Hub & Spoke Model for Your Business

Many businesses face a difficult time to operate at efficient levels, and the most likely culprit causing this inefficiency is their business model. A Hub and Spoke model might be a good fit for most businesses.

The Hub and Spoke business model was first used in the transportation industry, and has led to driving efficiency across many industries over the years.

Understanding the Hub and Spoke Model

If you’re wondering what a hub and spoke model is, you can think of it as to how McDonald’s operates with a centralized kitchen? Keep reading, you’re on to it!
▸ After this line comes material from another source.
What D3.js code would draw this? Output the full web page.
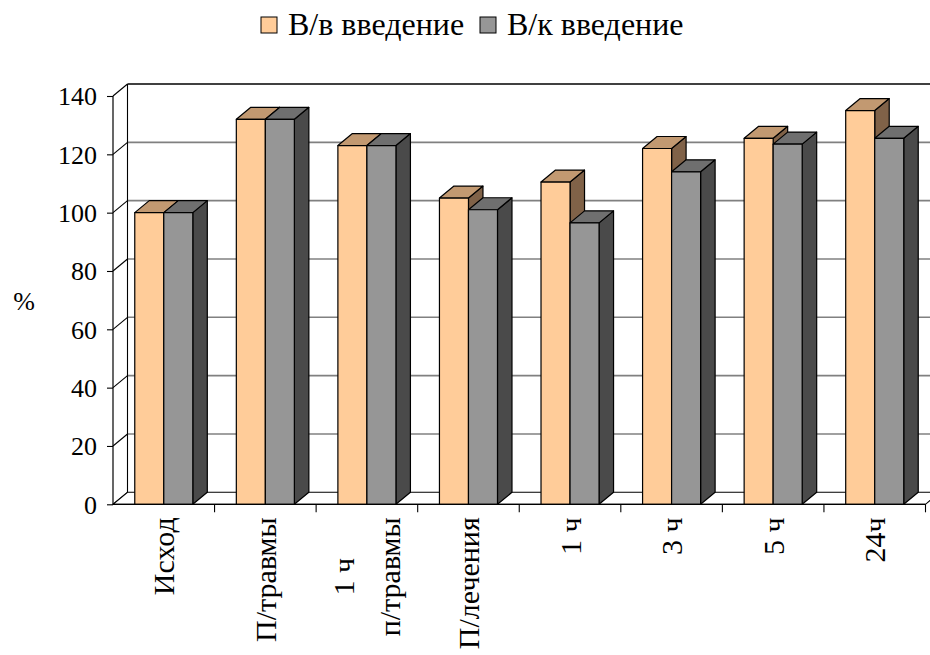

Yes, it is a distribution strategy, where a hub – which is centralized – distributes the required products or deliverables to local distribution centers.

Coming back to the McDonald’s example. To maintain their quality and consistency, they distribute their ingredients to all their franchises at fixed schedules or based on demand.

So technically, the burger patties, buns, and veggies, are sent to franchises, for further processing.

The central location is referred to as the “HUB,” in this case the centralized kitchen.

The localized distribution centers are called “SPOKES,” in McDonald’s case, the franchise locations.

Hence this distribution model came to be known as Hub and Spoke Model.

Hub and Spoke Model vs. Point-to-Point

The Hub and Spoke distribution approach was intended to replace the Point to Point model.

The Point to Point model focuses on delivering the product from one location to the other. Though it has it’s benefits, but it also has its disadvantages.

When it comes to Direct to Consumer (D2C) brands, the Point to Point distribution strategy could be a blessing. Especially because everything is centralized in a warehouse, and can be delivered directly to a customer – if an order arrives.

Simple and straightforward. However the logistics cost will most definitely be higher because an increasing number of distribution routes might be required.

In contrast, the Hub and Spoke approach can work better for businesses that have a larger distribution landscape, and require more frequent delivery and distribution. It is also great in maintaining consistency and the quality of products.